Take the lines from the head of the listing through the one bearing "from matplotlib.colors import to_rgb" and copy them exactly, leaving every picture out.

::::

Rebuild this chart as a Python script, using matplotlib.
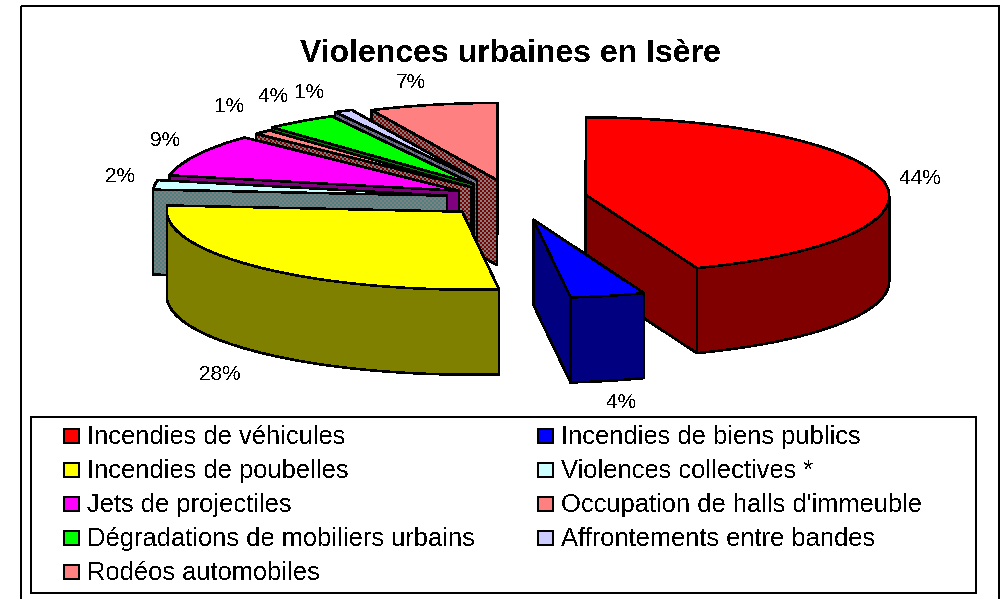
import numpy as np
import matplotlib
matplotlib.use('Agg')
import matplotlib.pyplot as plt
from matplotlib.patches import Polygon, Rectangle
from matplotlib.colors import to_rgb

plt.rcParams['font.family'] = ['Liberation Sans', 'DejaVu Sans']
plt.rcParams['text.antialiased'] = False

title = 'Violences urbaines en Isère'
categories = ['Incendies de véhicules', 'Incendies de biens publics', 'Incendies de poubelles',
              'Violences collectives *', 'Jets de projectiles', "Occupation de halls d'immeuble",
              'Dégradations de mobiliers urbains', 'Affrontements entre bandes', 'Rodéos automobiles']
values = [44, 4, 28, 2, 9, 1, 4, 1, 7]
colors = ['#ff0000', '#0000ff', '#ffff00', '#ccffff', '#ff00ff', '#ff8080', '#00ff00', '#ccccff', '#ff8080']
# a pair means the wall is dithered from the two colours
walls = ['#800000', '#000080', '#808000', ('#4d8080', '#808080'), '#800080',
         ('#800000', '#808080'), '#008000', ('#4d4d80', '#808080'), ('#800000', '#808080')]
explode = [0.249, 0.284, 0.244, 0.220, 0.200, 0.197, 0.221, 0.262, 0.237]
label_pos = [(920, 178), (622, 402), (220, 374), (120, 177), (165, 141), (230, 107), (274, 97), (310, 92), (411, 83)]

# camera of the 3d pie: pie plane -> picture pixels
H = np.array([[294.06, 2.1283, 512.27], [-0.89422, -76.741, 198.07], [-0.0099723, 0.0044481, 1]])
start = 0.147
depth = 85
lw = 1.1

fig = plt.figure(figsize=(10.07, 5.99), dpi=100)
ax = fig.add_axes([0, 0, 1, 1])
ax.axis('off')

yy, xx = np.indices((599, 1007))
checker = ((xx // 2 + yy // 2) % 2).astype(bool)
z = [1]


def project(x, y):
    w = H[2, 0] * x + H[2, 1] * y + H[2, 2]
    return np.column_stack([(H[0, 0] * x + H[0, 1] * y + H[0, 2]) / w,
                            (H[1, 0] * x + H[1, 1] * y + H[1, 2]) / w])


def fill(pts, col):
    z[0] += 1
    if isinstance(col, tuple):
        rgb = np.where(checker[..., None], to_rgb(col[0]), to_rgb(col[1]))
        im = ax.imshow(rgb, extent=(0, 1007, 599, 0), interpolation='nearest', aspect='auto', zorder=z[0])
        p = Polygon(pts, closed=True, fc='none', ec='k', lw=lw, antialiased=False, zorder=z[0])
        ax.add_patch(p)
        im.set_clip_path(p)
    else:
        ax.add_patch(Polygon(pts, closed=True, fc=col, ec='k', lw=lw, antialiased=False, zorder=z[0]))


def side(a, b):
    return np.array([a, b, b + [0, depth], a + [0, depth]])


def draw_slice(i):
    a, b = edges[i], edges[i + 1]
    mid = np.radians((a + b) / 2)
    cx, cy = explode[i] * np.sin(mid), explode[i] * np.cos(mid)
    t = np.radians(np.linspace(a, b, 80))
    rim = project(cx + np.sin(t), cy + np.cos(t))
    apex = project(np.array([cx]), np.array([cy]))[0]
    first = side(apex, rim[0])
    last = side(apex, rim[-1])
    for w in ([first, last] if np.sin(mid) > 0 else [last, first]):
        fill(w, walls[i])
    front = rim[np.cos(t) <= 0]
    if len(front) > 1:
        fill(np.vstack([front, front[::-1] + [0, depth]]), walls[i])
    fill(np.vstack([apex, rim]), colors[i])


edges = start + np.concatenate([[0], np.cumsum(values)]) / np.sum(values) * 360

# painter's order: back of the fan first, the two right hand slices last
for i in [8, 7, 6, 5, 4, 3, 2, 0, 1]:
    draw_slice(i)

for v, (x, y) in zip(values, label_pos):
    ax.text(x, y, '%d%%' % v, fontsize=15, ha='center', va='center', zorder=100)

ax.text(510.5, 54, title, fontsize=23, fontweight='bold', ha='center', va='center', zorder=100)

# frame and legend box
ax.add_patch(Rectangle((20.5, 6), 978.5, 600, fc='none', ec='k', lw=lw, antialiased=False, zorder=100))
ax.add_patch(Rectangle((31, 417), 945, 176, fc='none', ec='k', lw=lw, antialiased=False, zorder=100))

for i, name in enumerate(categories):
    col, row = i % 2, i // 2
    x = 64 + col * 474
    y = 436 + row * 34
    ax.add_patch(Rectangle((x, y - 7), 15, 14, fc=colors[i], ec='k', lw=lw, antialiased=False, zorder=100))
    ax.text(x + 23, y + 1, name, fontsize=18.4, ha='left', va='center', zorder=100)

ax.set_xlim(0, 1007)
ax.set_ylim(599, 0)
fig.savefig('out.png', dpi=100)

::::

▶ **Written reply**
Rebuild this chart as a Python script, using matplotlib.
import numpy as np
import matplotlib
matplotlib.use('Agg')
import matplotlib.pyplot as plt
from matplotlib.patches import Polygon, Rectangle
from matplotlib.colors import to_rgb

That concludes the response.